** BEGIN **

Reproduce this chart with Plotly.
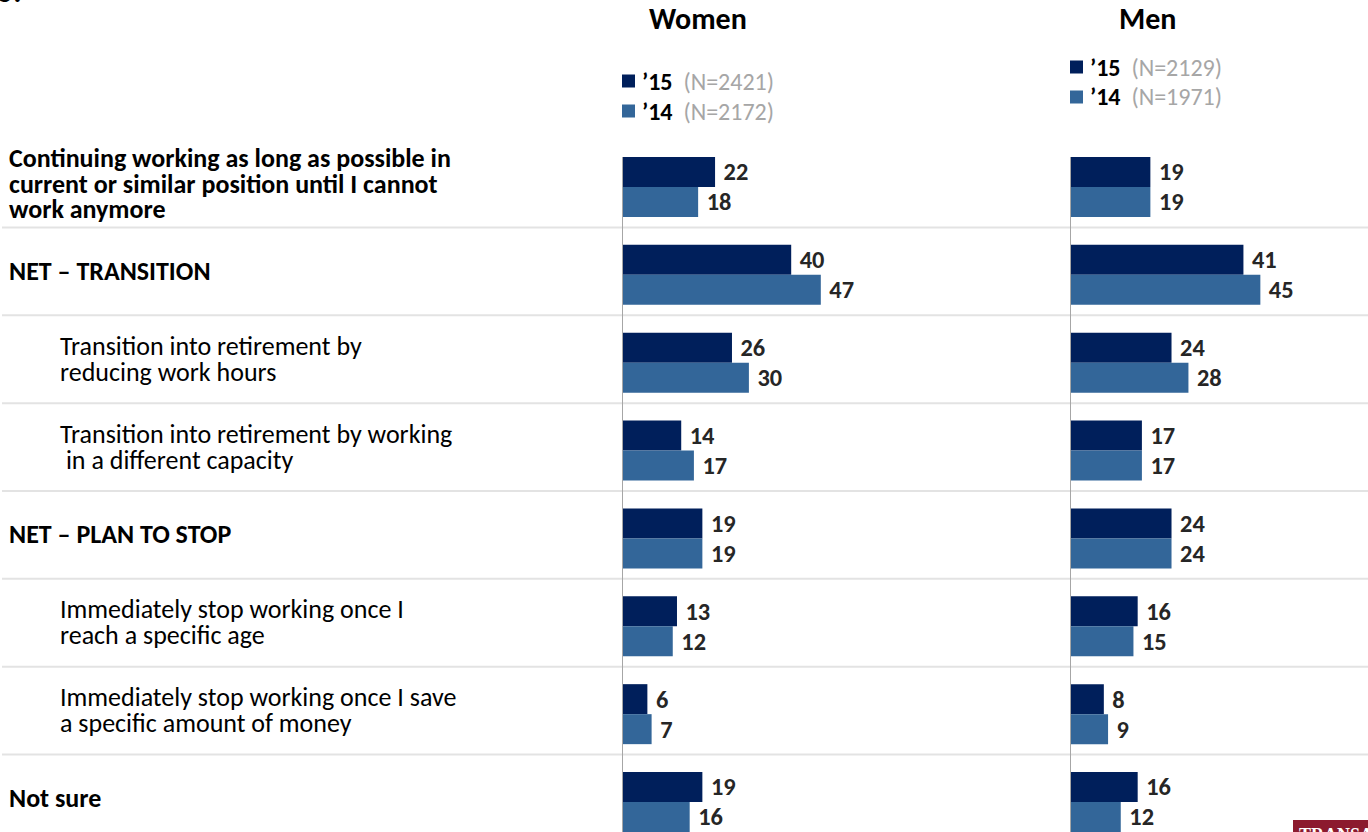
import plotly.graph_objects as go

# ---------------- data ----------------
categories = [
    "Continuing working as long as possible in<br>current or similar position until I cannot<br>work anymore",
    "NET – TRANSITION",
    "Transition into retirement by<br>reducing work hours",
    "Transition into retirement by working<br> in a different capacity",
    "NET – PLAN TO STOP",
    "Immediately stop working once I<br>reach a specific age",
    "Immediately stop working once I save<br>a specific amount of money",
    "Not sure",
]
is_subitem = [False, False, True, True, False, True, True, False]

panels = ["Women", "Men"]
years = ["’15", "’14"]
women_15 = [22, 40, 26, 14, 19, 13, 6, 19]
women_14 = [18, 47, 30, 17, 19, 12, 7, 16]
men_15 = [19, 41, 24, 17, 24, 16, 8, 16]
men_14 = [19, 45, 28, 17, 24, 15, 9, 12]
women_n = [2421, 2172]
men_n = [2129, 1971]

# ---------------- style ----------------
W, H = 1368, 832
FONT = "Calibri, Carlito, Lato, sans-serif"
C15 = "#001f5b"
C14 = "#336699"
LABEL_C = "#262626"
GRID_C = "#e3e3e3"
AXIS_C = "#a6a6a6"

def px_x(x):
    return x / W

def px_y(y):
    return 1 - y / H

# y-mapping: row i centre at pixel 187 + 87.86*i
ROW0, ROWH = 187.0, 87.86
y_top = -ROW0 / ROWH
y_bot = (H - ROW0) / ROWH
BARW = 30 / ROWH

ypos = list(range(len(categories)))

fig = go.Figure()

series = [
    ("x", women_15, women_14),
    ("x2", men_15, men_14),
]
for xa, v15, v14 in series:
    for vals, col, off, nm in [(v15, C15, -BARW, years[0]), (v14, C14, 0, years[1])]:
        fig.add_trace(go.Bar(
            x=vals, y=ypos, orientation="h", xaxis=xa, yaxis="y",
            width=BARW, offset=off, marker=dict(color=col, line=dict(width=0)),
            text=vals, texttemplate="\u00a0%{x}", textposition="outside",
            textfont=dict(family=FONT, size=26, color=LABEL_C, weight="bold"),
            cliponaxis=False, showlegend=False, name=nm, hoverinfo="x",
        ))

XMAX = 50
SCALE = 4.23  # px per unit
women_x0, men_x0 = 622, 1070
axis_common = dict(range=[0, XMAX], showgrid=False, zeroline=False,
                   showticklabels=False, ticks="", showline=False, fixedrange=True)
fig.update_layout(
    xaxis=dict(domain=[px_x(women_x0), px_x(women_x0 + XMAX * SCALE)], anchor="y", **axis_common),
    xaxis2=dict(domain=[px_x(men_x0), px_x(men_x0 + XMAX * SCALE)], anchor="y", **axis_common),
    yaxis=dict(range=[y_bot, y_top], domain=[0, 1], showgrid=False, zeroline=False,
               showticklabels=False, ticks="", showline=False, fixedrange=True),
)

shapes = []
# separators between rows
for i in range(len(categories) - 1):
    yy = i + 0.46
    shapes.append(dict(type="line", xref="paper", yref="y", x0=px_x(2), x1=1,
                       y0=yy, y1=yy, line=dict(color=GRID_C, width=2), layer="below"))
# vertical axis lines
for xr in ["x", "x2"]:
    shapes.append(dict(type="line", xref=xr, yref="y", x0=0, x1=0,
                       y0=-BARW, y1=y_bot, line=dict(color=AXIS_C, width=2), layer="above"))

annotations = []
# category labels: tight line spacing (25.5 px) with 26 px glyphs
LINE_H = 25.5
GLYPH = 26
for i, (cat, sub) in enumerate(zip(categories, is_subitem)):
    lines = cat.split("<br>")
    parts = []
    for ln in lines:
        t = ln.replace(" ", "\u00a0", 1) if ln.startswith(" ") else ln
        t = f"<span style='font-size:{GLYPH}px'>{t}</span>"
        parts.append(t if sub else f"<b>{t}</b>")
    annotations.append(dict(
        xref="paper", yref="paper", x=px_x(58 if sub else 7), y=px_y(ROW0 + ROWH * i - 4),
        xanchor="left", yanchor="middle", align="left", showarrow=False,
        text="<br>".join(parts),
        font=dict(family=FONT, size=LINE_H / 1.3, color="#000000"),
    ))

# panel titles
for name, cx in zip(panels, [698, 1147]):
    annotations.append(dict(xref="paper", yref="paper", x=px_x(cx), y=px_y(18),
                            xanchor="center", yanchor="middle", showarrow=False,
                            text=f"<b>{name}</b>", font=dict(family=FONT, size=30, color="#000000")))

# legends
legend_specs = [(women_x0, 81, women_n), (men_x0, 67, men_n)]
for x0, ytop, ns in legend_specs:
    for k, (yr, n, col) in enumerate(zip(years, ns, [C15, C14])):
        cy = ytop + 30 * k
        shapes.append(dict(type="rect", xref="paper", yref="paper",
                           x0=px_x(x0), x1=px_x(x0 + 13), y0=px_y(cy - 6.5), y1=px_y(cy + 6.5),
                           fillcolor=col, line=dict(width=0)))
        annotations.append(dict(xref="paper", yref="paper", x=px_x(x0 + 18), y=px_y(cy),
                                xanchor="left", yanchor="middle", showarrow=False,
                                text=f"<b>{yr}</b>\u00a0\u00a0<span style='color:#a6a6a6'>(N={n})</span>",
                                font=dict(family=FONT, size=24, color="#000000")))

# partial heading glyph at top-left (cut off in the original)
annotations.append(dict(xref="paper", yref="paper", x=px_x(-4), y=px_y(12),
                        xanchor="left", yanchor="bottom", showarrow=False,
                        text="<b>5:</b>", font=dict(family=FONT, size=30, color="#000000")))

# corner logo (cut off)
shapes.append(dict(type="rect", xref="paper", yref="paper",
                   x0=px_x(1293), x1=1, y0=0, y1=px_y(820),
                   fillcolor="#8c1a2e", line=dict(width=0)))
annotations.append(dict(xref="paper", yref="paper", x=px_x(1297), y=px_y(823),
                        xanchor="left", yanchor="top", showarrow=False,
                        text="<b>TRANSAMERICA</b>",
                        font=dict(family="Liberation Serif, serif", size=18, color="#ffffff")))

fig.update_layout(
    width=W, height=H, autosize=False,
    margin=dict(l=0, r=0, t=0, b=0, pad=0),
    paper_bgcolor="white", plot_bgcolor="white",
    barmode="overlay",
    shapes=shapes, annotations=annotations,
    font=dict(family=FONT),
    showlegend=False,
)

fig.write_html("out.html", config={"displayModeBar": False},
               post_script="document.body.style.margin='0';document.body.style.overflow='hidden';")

** END **

▶ **Given problem**:
Quote, please, every line of the material above from its start through the line that has "fig = go.Figure()", reproducing the words exactly and dropping any images.

▶ **Exercise result**:
Reproduce this chart with Plotly.
import plotly.graph_objects as go

# ---------------- data ----------------
categories = [
    "Continuing working as long as possible in<br>current or similar position until I cannot<br>work anymore",
    "NET – TRANSITION",
    "Transition into retirement by<br>reducing work hours",
    "Transition into retirement by working<br> in a different capacity",
    "NET – PLAN TO STOP",
    "Immediately stop working once I<br>reach a specific age",
    "Immediately stop working once I save<br>a specific amount of money",
    "Not sure",
]
is_subitem = [False, False, True, True, False, True, True, False]

panels = ["Women", "Men"]
years = ["’15", "’14"]
women_15 = [22, 40, 26, 14, 19, 13, 6, 19]
women_14 = [18, 47, 30, 17, 19, 12, 7, 16]
men_15 = [19, 41, 24, 17, 24, 16, 8, 16]
men_14 = [19, 45, 28, 17, 24, 15, 9, 12]
women_n = [2421, 2172]
men_n = [2129, 1971]

# ---------------- style ----------------
W, H = 1368, 832
FONT = "Calibri, Carlito, Lato, sans-serif"
C15 = "#001f5b"
C14 = "#336699"
LABEL_C = "#262626"
GRID_C = "#e3e3e3"
AXIS_C = "#a6a6a6"

def px_x(x):
    return x / W

def px_y(y):
    return 1 - y / H

# y-mapping: row i centre at pixel 187 + 87.86*i
ROW0, ROWH = 187.0, 87.86
y_top = -ROW0 / ROWH
y_bot = (H - ROW0) / ROWH
BARW = 30 / ROWH

ypos = list(range(len(categories)))

fig = go.Figure()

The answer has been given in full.